Two-Stage Channel Estimation Approach for Cell-Free IoT With Massive Random Access

Abstract

We investigate the activity detection and channel estimation issues for cell-free Internet of Things (IoT) networks with massive random access. In each time slot, only partial devices are active and communicate with neighboring access points (APs) using non-orthogonal random pilot sequences. Different from the centralized processing in cellular networks, the activity detection and channel estimation in cell-free IoT is more challenging due to the distributed and user-centric architecture. We propose a two-stage approach to detect the random activities of devices and estimate their channel states.

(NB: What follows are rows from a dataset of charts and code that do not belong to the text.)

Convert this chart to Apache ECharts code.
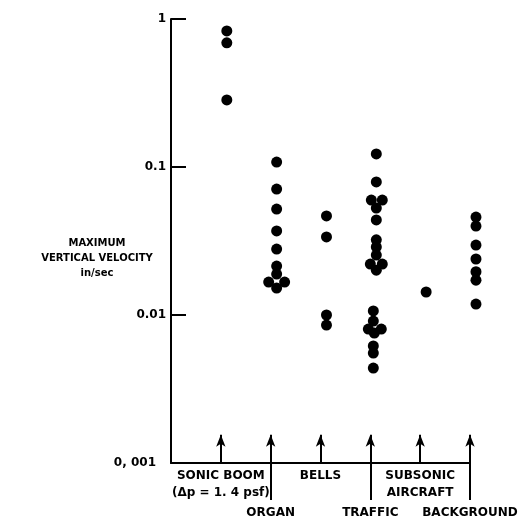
<!DOCTYPE html>
<html>
<head>
<meta charset="utf-8">
<script src="https://cdn.jsdelivr.net/npm/echarts@6.0.0/dist/echarts.min.js"></script>
<style>
  html, body { margin: 0; padding: 0; background: #fff; }
  #chart { width: 526px; height: 526px; }
</style>
</head>
<body>
<div id="chart"></div>
<script>
// source categories, in axis order
const categories = ['SONIC BOOM\n(Δp = 1. 4 psf)', 'ORGAN', 'BELLS', 'TRAFFIC', 'SUBSONIC\nAIRCRAFT', 'BACKGROUND']
const yTickLabels = ['0, 001', '0.01', '0.1', '1']

// maximum vertical velocity, in/sec
const sonicBoom = [0.83, 0.69, 0.284]
const organ = [0.108, 0.0709, 0.052, 0.037, 0.0279, 0.0214, 0.0189, 0.0167, 0.0167, 0.0152]
const bells = [0.0467, 0.0337, 0.0100, 0.00855]
const traffic = [0.1225, 0.0793, 0.0598, 0.0598, 0.0528, 0.0439, 0.0322, 0.0288, 0.0254, 0.0221, 0.0221, 0.0201,
  0.01065, 0.0091, 0.00803, 0.00803, 0.00755, 0.00618, 0.00553, 0.00438]
const subsonic = [0.0143]
const background = [0.0459, 0.0399, 0.0297, 0.0239, 0.0196, 0.0172, 0.01186]

// overlapping dots are nudged sideways in the original
const organSpread = [0, 0, 0, 0, 0, 0, 0, -0.16, 0.16, 0]
const trafficSpread = [0, 0, -0.1, 0.12, 0, 0, 0, 0, 0, -0.12, 0.12, 0,
  -0.06, -0.06, -0.16, 0.1, -0.04, -0.06, -0.06, -0.06]

const groups = [sonicBoom, organ, bells, traffic, subsonic, background]
const spreads = [null, organSpread, null, trafficSpread, null, null]
const dotShift = 0.12
const arrowTip = 0.00155

const points = []
groups.forEach((vals, i) => {
  vals.forEach((v, j) => {
    const s = spreads[i] ? spreads[i][j] : 0
    points.push([i + dotShift + s, v])
  })
})

const font = 'DejaVu Sans'
const black = '#000'
const labelText = { fontFamily: font, fontWeight: 'bold', fontSize: 12, lineHeight: 17, color: black }

function catLabel(v) {
  return categories[Math.round(v)]
}

const chart = echarts.init(document.getElementById('chart'))
chart.setOption({
  animation: false,
  backgroundColor: '#fff',
  title: {
    text: 'MAXIMUM\nVERTICAL VELOCITY\nin/sec',
    left: 92,
    top: 231,
    textAlign: 'center',
    textStyle: { fontFamily: font, fontWeight: 'bold', fontSize: 10, lineHeight: 15, color: black }
  },
  grid: { left: 171, right: 56, top: 19, bottom: 63 },
  xAxis: [{
    // upper row of labels + the axis line
    type: 'value',
    min: -1,
    max: 5,
    splitLine: { show: false },
    axisLine: { onZero: false, lineStyle: { color: black, width: 2 } },
    axisTick: { show: false },
    axisLabel: Object.assign({
      customValues: [0, 2, 4],
      hideOverlap: false,
      showMinLabel: true,
      showMaxLabel: true,
      margin: 4,
      formatter: catLabel
    }, labelText)
  }, {
    // lower row of labels + the separators below the axis
    type: 'value',
    position: 'bottom',
    min: -1,
    max: 5,
    splitLine: { show: false },
    axisLine: { show: false, onZero: false },
    axisTick: { show: true, customValues: [1, 3, 5], length: 37, lineStyle: { color: black, width: 2 } },
    axisLabel: Object.assign({
      customValues: [1, 3, 5],
      hideOverlap: false,
      showMinLabel: true,
      showMaxLabel: true,
      margin: 41,
      formatter: catLabel
    }, labelText)
  }],
  yAxis: {
    type: 'log',
    logBase: 10,
    min: 0.001,
    max: 1,
    splitLine: { show: false },
    axisLine: { onZero: false, lineStyle: { color: black, width: 2 } },
    axisTick: { inside: true, length: 15, lineStyle: { color: black, width: 2 } },
    axisLabel: {
      margin: 5,
      formatter: function (v) {
        const i = Math.round(Math.log10(v)) + 3
        return i === 0 ? '{p|' + yTickLabels[i] + '}' : yTickLabels[i]
      },
      fontFamily: font,
      fontWeight: 'bold',
      fontSize: 12,
      color: black,
      rich: {
        p: { fontFamily: font, fontWeight: 'bold', fontSize: 12, color: black, padding: [0, 10, 0, 0] }
      }
    }
  },
  series: [{
    type: 'scatter',
    clip: false,
    symbolSize: 11,
    itemStyle: { color: black, opacity: 1 },
    data: points,
    markLine: {
      silent: true,
      symbol: ['none', 'arrow'],
      symbolSize: [7, 12],
      label: { show: false },
      lineStyle: { color: black, width: 2, type: 'solid', opacity: 1 },
      data: categories.map((c, i) => [{ coord: [i, 0.001] }, { coord: [i, arrowTip] }])
    }
  }]
})
</script>
</body>
</html>
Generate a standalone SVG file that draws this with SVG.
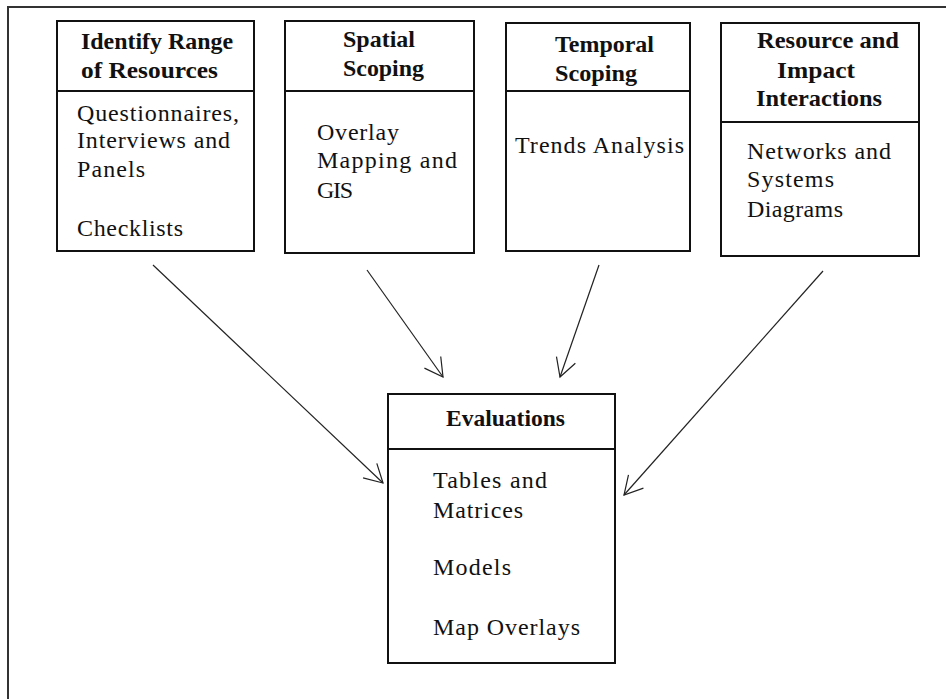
<svg xmlns="http://www.w3.org/2000/svg" width="946" height="699" viewBox="0 0 946 699">
<style>
.box{fill:#fff;stroke:#111;stroke-width:2}
.div{stroke:#111;stroke-width:2}
.frame{stroke:#333;stroke-width:2;fill:none}
.t{font-family:"Liberation Serif","Times New Roman",serif;font-size:23px;font-weight:bold;fill:#111}
.b{font-family:"Liberation Serif","Times New Roman",serif;font-size:24px;fill:#111}
.conn{stroke:#222;stroke-width:1.2;fill:none}
</style>
<defs>
<marker id="arr" markerUnits="userSpaceOnUse" markerWidth="24" markerHeight="24" viewBox="-20 -12 22 24" refX="0" refY="0" orient="auto">
<path d="M -18 -10 L 0 0 L -18 10" fill="none" stroke="#222" stroke-width="1.2"/>
</marker>
</defs>
<rect width="946" height="699" fill="#fff"/>
<g id="frame">
<path class="frame" d="M 946 7 L 8 7 L 8 699"/>
</g>
<g id="node-identify">
<rect class="box" x="57" y="21" width="197" height="230"/>
<line class="div" x1="57" y1="91" x2="254" y2="91"/>
<text class="t" x="81" y="49" textLength="152" lengthAdjust="spacingAndGlyphs">Identify Range</text>
<text class="t" x="81" y="78" textLength="137" lengthAdjust="spacingAndGlyphs">of Resources</text>
<text class="b" x="77" y="121" textLength="162" lengthAdjust="spacing">Questionnaires,</text>
<text class="b" x="77" y="148" textLength="153" lengthAdjust="spacing">Interviews and</text>
<text class="b" x="77" y="177" textLength="68" lengthAdjust="spacing">Panels</text>
<text class="b" x="77" y="236" textLength="106" lengthAdjust="spacing">Checklists</text>
</g>
<g id="node-spatial">
<rect class="box" x="285" y="21" width="189" height="232"/>
<line class="div" x1="285" y1="91" x2="474" y2="91"/>
<text class="t" x="343" y="47" textLength="72" lengthAdjust="spacingAndGlyphs">Spatial</text>
<text class="t" x="343" y="76" textLength="81" lengthAdjust="spacingAndGlyphs">Scoping</text>
<text class="b" x="317" y="140" textLength="82" lengthAdjust="spacing">Overlay</text>
<text class="b" x="317" y="168" textLength="140" lengthAdjust="spacing">Mapping and</text>
<text class="b" x="317" y="198" textLength="36" lengthAdjust="spacing">GIS</text>
</g>
<g id="node-temporal">
<rect class="box" x="506" y="23" width="184" height="228"/>
<line class="div" x1="506" y1="91" x2="690" y2="91"/>
<text class="t" x="555" y="52" textLength="99" lengthAdjust="spacingAndGlyphs">Temporal</text>
<text class="t" x="555" y="81" textLength="82" lengthAdjust="spacingAndGlyphs">Scoping</text>
<text class="b" x="515" y="153" textLength="169" lengthAdjust="spacing">Trends Analysis</text>
</g>
<g id="node-resource">
<rect class="box" x="721" y="23" width="198" height="233"/>
<line class="div" x1="721" y1="122" x2="919" y2="122"/>
<text class="t" x="757" y="48" textLength="142" lengthAdjust="spacingAndGlyphs">Resource and</text>
<text class="t" x="777" y="78" textLength="78" lengthAdjust="spacingAndGlyphs">Impact</text>
<text class="t" x="756" y="106" textLength="126" lengthAdjust="spacingAndGlyphs">Interactions</text>
<text class="b" x="747" y="159" textLength="144" lengthAdjust="spacing">Networks and</text>
<text class="b" x="747" y="187" textLength="87" lengthAdjust="spacing">Systems</text>
<text class="b" x="747" y="217" textLength="96" lengthAdjust="spacing">Diagrams</text>
</g>
<g id="node-evaluations">
<rect class="box" x="388" y="394" width="227" height="269"/>
<line class="div" x1="388" y1="449" x2="615" y2="449"/>
<text class="t" x="446" y="426" textLength="119" lengthAdjust="spacingAndGlyphs">Evaluations</text>
<text class="b" x="433" y="488" textLength="114" lengthAdjust="spacing">Tables and</text>
<text class="b" x="433" y="518" textLength="90" lengthAdjust="spacing">Matrices</text>
<text class="b" x="433" y="575" textLength="78" lengthAdjust="spacing">Models</text>
<text class="b" x="433" y="635" textLength="147" lengthAdjust="spacing">Map Overlays</text>
</g>
<g id="connectors">
<line class="conn" x1="153" y1="265" x2="383" y2="483" marker-end="url(#arr)"/>
<line class="conn" x1="367" y1="270" x2="443" y2="377" marker-end="url(#arr)"/>
<line class="conn" x1="599" y1="265" x2="560" y2="377" marker-end="url(#arr)"/>
<line class="conn" x1="823" y1="271" x2="624" y2="495" marker-end="url(#arr)"/>
</g>
</svg>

In the first stage, the activity of each device is jointly detected by its adjacent APs based on the vector approximate message passing (Vector AMP) algorithm. In the second stage, each AP re-estimates the channel using the linear minimum mean square error (LMMSE) method based on the detected activities to improve the channel estimation accuracy. We derive closed-form expressions for the activity detection error probability and the mean-squared channel estimation errors for a typical device. Finally, we analyze the performance of the entire cell-free IoT network in terms of coverage probability. Simulation results validate the derived closed-form expressions and show that the cell-free IoT significantly outperforms the collocated massive MIMO and small-cell schemes in terms of coverage probability.